Democrats to Trump: Stop tweeting about possible Syria strikes

Washington (United States) (AFP) –


Several Democratic lawmakers upbraided President Donald Trump on Friday for using social media to telegraph potential attacks against Syria, warning that his "reckless" and "taunting" language endangers American troops.

Nine members of the House of Representatives, all of them US military veterans, urged the president to immediately halt his provocations, which included tweets this week after an apparent chemical weapons attack in the Syrian town of Douma where the British government estimates up to 75 people were killed.

"As military veterans, we are profoundly concerned about the president's reckless use of Twitter and other public forums to discuss the use of military force in Syria," Mike Thompson, Ted Lieu, Seth Moulton and others said in a joint statement.

The group acknowledged that deliberate punitive strikes against Syria should be weighed, given the horrors of an attack that the White House blames squarely on the Syrian regime.

But the lawmakers said Trump's "taunting and flippant language" must stop.

"We have looked the horrors of war head on and we know that launching missiles is a serious matter," they added. "We know that the president's strategy is reckless and irresponsible, and that it endangers our men and women serving in uniform."

On Wednesday, the US commander in chief dramatically escalated tensions after the Syrian regime's most powerful ally, Russia, threatened retaliatory action if US missiles are launched at Syria.
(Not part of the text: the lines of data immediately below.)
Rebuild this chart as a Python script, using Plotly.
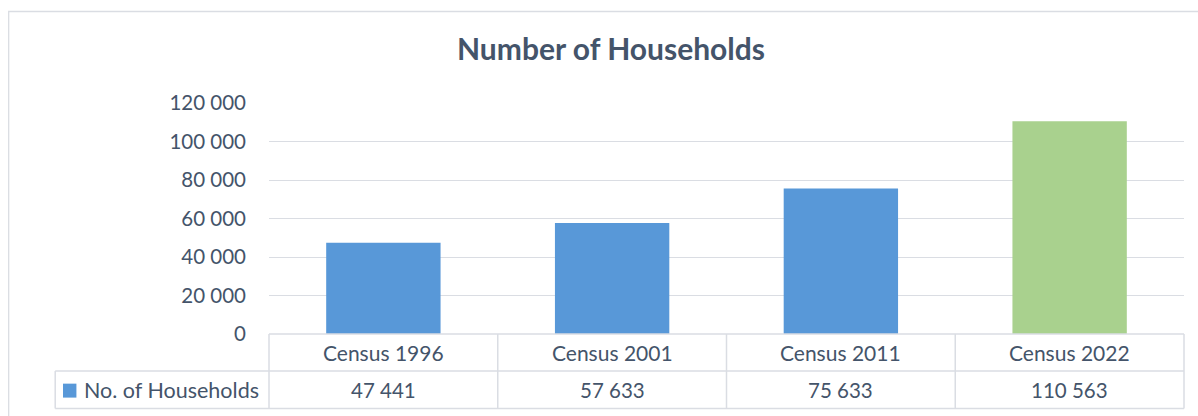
import plotly.graph_objects as go

categories = ["Census 1996", "Census 2001", "Census 2011", "Census 2022"]
households = [47441, 57633, 75633, 110563]
bar_colors = ["#5898d8", "#5898d8", "#5898d8", "#a9d18e"]
series_name = "No. of Households"
y_ticks = [0, 20000, 40000, 60000, 80000, 100000, 120000]

W, H = 1198, 416
PL, PR, PT, PB = 269.2, 1183.8, 102.8, 334.5
pw, ph = PR - PL, PB - PT

def px(xp):
    return (xp - PL) / pw

def py(yp):
    return (PB - yp) / ph

TXT = "#44546a"
LINE = "#dadde3"
FONT = "Lato"
FS = 20.5

fig = go.Figure()
fig.add_trace(go.Bar(
    x=categories, y=households, width=0.5,
    marker=dict(color=bar_colors, line=dict(width=0)),
    name=series_name, showlegend=False, hoverinfo="x+y",
))

shapes = []
# outer frame
shapes.append(dict(type="rect", xref="paper", yref="paper",
                   x0=px(9), x1=px(1215), y0=py(430), y1=py(11),
                   line=dict(color=LINE, width=1.3), fillcolor="rgba(0,0,0,0)", layer="below"))
n = len(categories)
row1_bot = 371.7
row2_bot = 409.3
# horizontal lines of data table
shapes.append(dict(type="line", xref="paper", yref="paper", x0=0, x1=1, y0=0, y1=0,
                   line=dict(color=LINE, width=1.5)))
shapes.append(dict(type="line", xref="paper", yref="paper", x0=px(55.5), x1=1,
                   y0=py(row1_bot), y1=py(row1_bot), line=dict(color=LINE, width=1.5)))
shapes.append(dict(type="line", xref="paper", yref="paper", x0=px(55.5), x1=1,
                   y0=py(row2_bot), y1=py(row2_bot), line=dict(color=LINE, width=1.5)))
# vertical lines
for i in range(n + 1):
    shapes.append(dict(type="line", xref="paper", yref="paper", x0=i / n, x1=i / n,
                       y0=0, y1=py(row2_bot), line=dict(color=LINE, width=1.5)))
shapes.append(dict(type="line", xref="paper", yref="paper", x0=px(55.5), x1=px(55.5),
                   y0=py(row1_bot), y1=py(row2_bot), line=dict(color=LINE, width=1.5)))
# legend key
shapes.append(dict(type="rect", xref="paper", yref="paper",
                   x0=px(63.3), x1=px(76.7), y0=py(398.3), y1=py(384.3),
                   line=dict(width=0), fillcolor="#5898d8"))

annotations = []
r1 = (PB + row1_bot) / 2
r2 = (row1_bot + row2_bot) / 2
for i, (c, v) in enumerate(zip(categories, households)):
    xc = (i + 0.5) / n
    annotations.append(dict(text=c, xref="paper", yref="paper", x=xc, y=py(r1),
                            xanchor="center", yanchor="middle", showarrow=False,
                            font=dict(size=21, color=TXT, family=FONT)))
    annotations.append(dict(text=f"{v:,}".replace(",", " "), xref="paper", yref="paper",
                            x=xc, y=py(r2), xanchor="center", yanchor="middle",
                            showarrow=False, font=dict(size=FS, color=TXT, family=FONT)))
annotations.append(dict(text=series_name, xref="paper", yref="paper", x=px(82), y=py(r2),
                        xanchor="left", yanchor="middle", showarrow=False,
                        font=dict(size=21.5, color=TXT, family=FONT)))

fig.update_layout(
    width=W, height=H,
    margin=dict(l=PL, r=W - PR, t=PT, b=H - PB, pad=0),
    paper_bgcolor="white", plot_bgcolor="white",
    separators=". ",
    title=dict(text="<b>Number of Households</b>", x=611 / W, xanchor="center",
               y=1 - 49 / H, yanchor="middle", xref="container", yref="container",
               font=dict(size=30, color=TXT, family=FONT)),
    xaxis=dict(showticklabels=False, showgrid=False, zeroline=False, showline=False,
               ticks="", range=[-0.5, n - 0.5]),
    yaxis=dict(range=[0, 120000], tickvals=y_ticks, tickformat=",d",
               showgrid=True, gridcolor=LINE, gridwidth=1.3, zeroline=False,
               showline=False, ticks="", ticklabelstandoff=22,
               tickfont=dict(size=FS, color=TXT, family=FONT)),
    shapes=shapes, annotations=annotations,
    bargap=0.5,
)
fig.write_html("out.html", config={"displayModeBar": False},
               post_script="document.body.style.margin='0';")
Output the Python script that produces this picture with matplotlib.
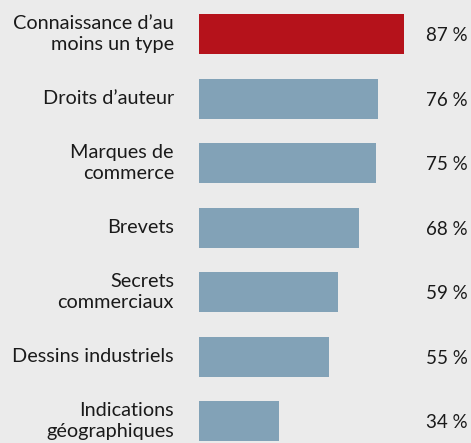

"Russia vows to shoot down any and all missiles fired at Syria. Get ready Russia, because they will be coming, nice and new and 'smart!' Trump tweeted.

After missing self-imposed deadlines for a course of action, Trump put off a final Syria decision and softened his timeframe.

"Never said when an attack on Syria would take place. Could be very soon or not so soon at all!" he wrote.

Before his presidency, Trump spoke out against US administrations telegraphing their military plans.

During the 2016 campaign, he criticized president Barack Obama and Trump's chief Democratic rival Hillary Clinton for being too transparent about how they would use US forces or react to military threats.